◆ **Instructions for the task**:
Omit pictures and quote the listing below line by line, from its start through the line that holds "x = list(range(len(months)))".

◆ **Source excerpt**:

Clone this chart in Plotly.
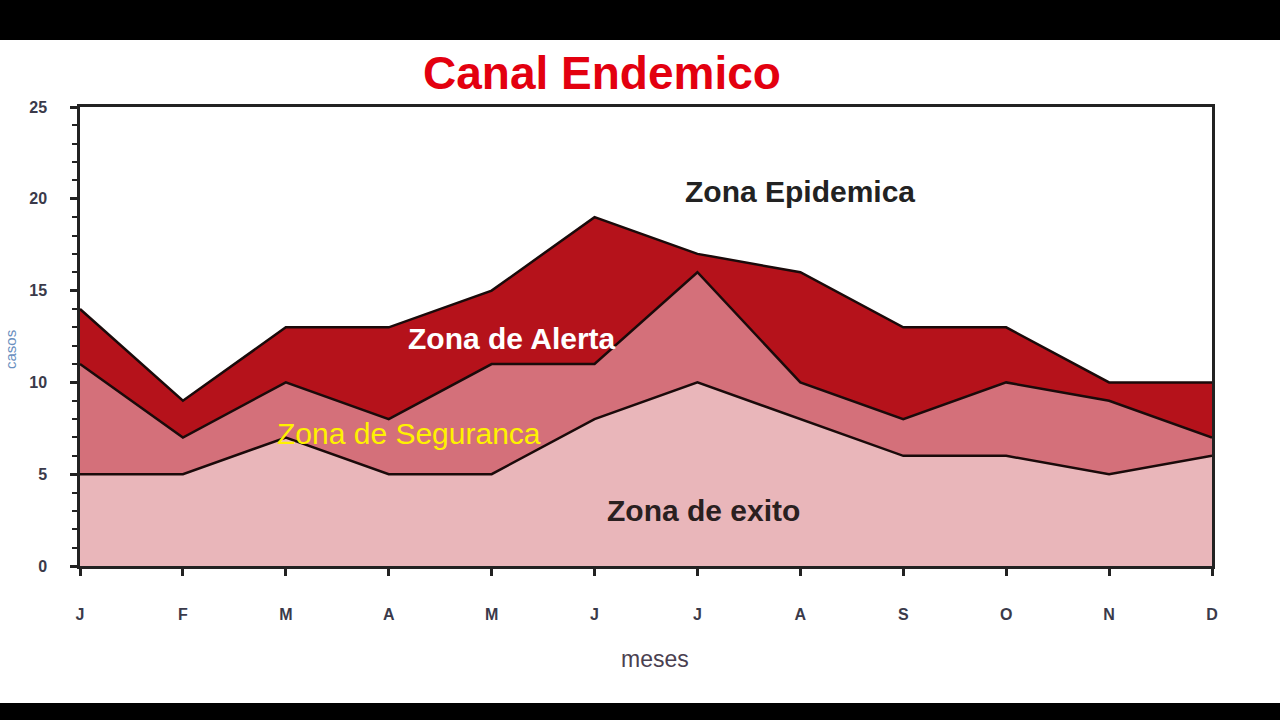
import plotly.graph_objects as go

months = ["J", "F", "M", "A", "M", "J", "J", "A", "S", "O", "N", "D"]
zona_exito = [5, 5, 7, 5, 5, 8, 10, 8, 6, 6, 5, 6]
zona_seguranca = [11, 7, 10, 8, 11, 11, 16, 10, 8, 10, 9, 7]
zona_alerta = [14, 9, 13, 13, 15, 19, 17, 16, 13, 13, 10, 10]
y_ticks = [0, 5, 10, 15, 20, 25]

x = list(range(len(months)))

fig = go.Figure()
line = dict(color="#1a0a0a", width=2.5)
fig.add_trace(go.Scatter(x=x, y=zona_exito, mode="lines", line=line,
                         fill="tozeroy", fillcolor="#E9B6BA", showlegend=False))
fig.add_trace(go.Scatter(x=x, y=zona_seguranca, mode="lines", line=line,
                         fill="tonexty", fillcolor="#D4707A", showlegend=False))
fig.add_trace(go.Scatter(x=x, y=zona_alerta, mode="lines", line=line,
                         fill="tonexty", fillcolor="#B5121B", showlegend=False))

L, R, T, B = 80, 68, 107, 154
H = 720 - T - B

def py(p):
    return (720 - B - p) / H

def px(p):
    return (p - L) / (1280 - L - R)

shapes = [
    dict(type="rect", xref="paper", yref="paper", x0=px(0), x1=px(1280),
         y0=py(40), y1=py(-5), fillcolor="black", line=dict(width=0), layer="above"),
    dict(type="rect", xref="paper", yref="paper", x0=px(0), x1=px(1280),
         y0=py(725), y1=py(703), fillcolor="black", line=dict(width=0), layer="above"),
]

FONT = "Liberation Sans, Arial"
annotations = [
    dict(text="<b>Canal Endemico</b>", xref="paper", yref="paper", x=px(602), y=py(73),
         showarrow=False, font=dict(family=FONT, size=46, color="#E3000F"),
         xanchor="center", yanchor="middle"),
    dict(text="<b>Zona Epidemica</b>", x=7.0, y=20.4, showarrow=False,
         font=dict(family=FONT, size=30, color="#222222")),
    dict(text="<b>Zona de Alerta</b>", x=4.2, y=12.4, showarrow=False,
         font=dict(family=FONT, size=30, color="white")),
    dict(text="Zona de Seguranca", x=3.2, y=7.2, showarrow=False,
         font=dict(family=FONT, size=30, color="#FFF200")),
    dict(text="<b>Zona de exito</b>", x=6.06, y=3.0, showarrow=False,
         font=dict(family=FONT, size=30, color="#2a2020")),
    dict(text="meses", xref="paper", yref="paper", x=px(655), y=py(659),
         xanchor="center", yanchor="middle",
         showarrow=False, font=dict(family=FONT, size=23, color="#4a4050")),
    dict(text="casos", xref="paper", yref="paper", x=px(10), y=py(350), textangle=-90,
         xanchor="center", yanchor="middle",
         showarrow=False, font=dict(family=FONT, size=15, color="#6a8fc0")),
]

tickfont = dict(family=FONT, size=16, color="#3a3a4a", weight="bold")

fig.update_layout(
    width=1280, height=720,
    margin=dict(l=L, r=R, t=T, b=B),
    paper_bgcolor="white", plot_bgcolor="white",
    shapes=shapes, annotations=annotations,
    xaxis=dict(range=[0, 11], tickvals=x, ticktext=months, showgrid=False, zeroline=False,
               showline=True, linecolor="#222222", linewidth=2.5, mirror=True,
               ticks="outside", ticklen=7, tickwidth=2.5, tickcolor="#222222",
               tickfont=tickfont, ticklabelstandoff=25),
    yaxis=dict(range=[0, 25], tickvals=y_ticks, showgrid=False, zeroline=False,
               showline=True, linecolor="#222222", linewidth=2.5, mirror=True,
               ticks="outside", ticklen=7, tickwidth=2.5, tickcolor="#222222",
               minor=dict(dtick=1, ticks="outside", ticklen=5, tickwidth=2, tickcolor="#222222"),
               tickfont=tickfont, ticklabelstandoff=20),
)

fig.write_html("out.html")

◆ **The reply**:
Clone this chart in Plotly.
import plotly.graph_objects as go

months = ["J", "F", "M", "A", "M", "J", "J", "A", "S", "O", "N", "D"]
zona_exito = [5, 5, 7, 5, 5, 8, 10, 8, 6, 6, 5, 6]
zona_seguranca = [11, 7, 10, 8, 11, 11, 16, 10, 8, 10, 9, 7]
zona_alerta = [14, 9, 13, 13, 15, 19, 17, 16, 13, 13, 10, 10]
y_ticks = [0, 5, 10, 15, 20, 25]

x = list(range(len(months)))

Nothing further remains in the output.